Em 1935, quando Claude Lévi-Strauss e sua então esposa
Dina Dreyfus visitaram os Ejiwajegi, trouxeram uma novidade à prática de
registro dos grafismos: pediram que as próprias mulheres os desenhassem em
dezenas de folhas de papel, para que nenhum detalhe fosse perdido e para que
esses desenhos pudessem ser comparados posteriormente. “Infelizmente, embora
tenham sido as próprias mulheres Ejiwajegi a realizar os grafismos que foram
guardados pelos pesquisadores, não foram registradas muitas informações no que
diz respeito a quem elas eram ou seus nomes.
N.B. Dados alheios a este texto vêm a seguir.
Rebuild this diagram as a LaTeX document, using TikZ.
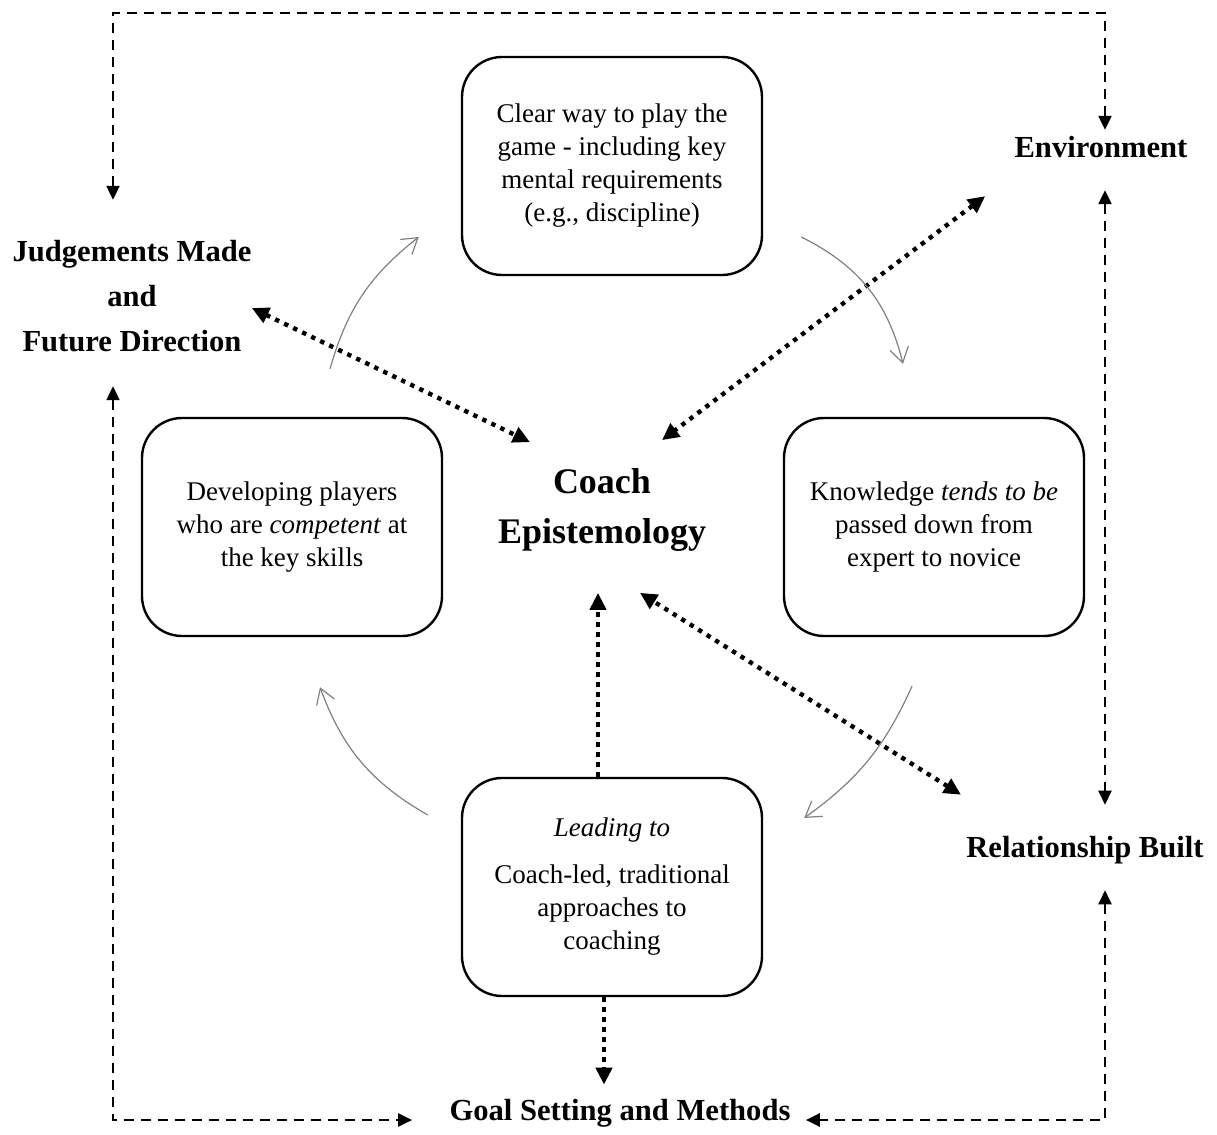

De certa maneira, esses registros
dos grafismos solicitados pelo casal europeu são testemunhas tanto da história
Ejiwajegi quanto da história da Antropologia, pois documentam, de um lado,
práticas artísticas indígenas e, de outro, práticas de documentação e pesquisa
antropológicas”, explica Gabriela.
Ela segue discorrendo que a presença desses grafismos
em um livro que privilegia apenas uma das partes – o olhar dos antropólogos
europeus –, sem consulta aos indígenas, evidencia como a relação de poder entre
pesquisadores não indígenas e os povos originários é marcada pelo desequilíbrio
de forças. “Na maior parte das vezes, são os antropólogos que detêm a palavra
sobre os indígenas e suas práticas, enquanto estes pouco são consultados quanto
às ações daqueles”. Freire considera que persiste uma dinâmica extrativista de
muitos pesquisadores não indígenas em relação aos conhecimentos desses povos,
na qual o saber não é construído por meio do diálogo, mas sim pela apropriação
de saberes.
No contexto atual, ela analisa que as instituições que
guardam itens indígenas têm sido cada vez mais cobradas a estabelecer um
diálogo com as populações originárias – como aconteceu com a repatriação ao Brasil, em julho de 2024,
de 583 itens indígenas procedentes do Museu de Lille, na França –, a fim de
decidir em conjunto com elas qual será o destino desses artefatos. Nesse
sentido, é inaceitável que seja publicada uma obra com grafismos Kadiwéu sem o
devido diálogo com este povo.
O caso evoca outra polêmica recente, como a
repatriação, em julho de 2024, de um manto Tupinambá que fazia
parte do acervo do Museu Nacional da Dinamarca, em Copenhague. Embora o retorno
da peça tenha sido celebrado, ele ocorreu sem o envolvimento direto de seus
descendentes, como havia sido planejado.
Contatada pela Rádio França Internacional (RFI) para comentar
o assunto, Monique Lévi-Strauss, de 98 anos, descreveu seu sentimento de
frustração: “Eu gostaria que fossem publicados, porque sem isso, Deus sabe o
que vai acontecer. Veja, eles estão na minha casa, podem ser perdidos,
queimados, roubados. Então, pensei que a melhor maneira de os preservar seria
publicá-los. Meu marido tinha o maior respeito pelos indígenas no Brasil,
e Tristes Trópicos mostra
isso. Ele certamente teria ficado muito feliz em ver os desenhos publicados”.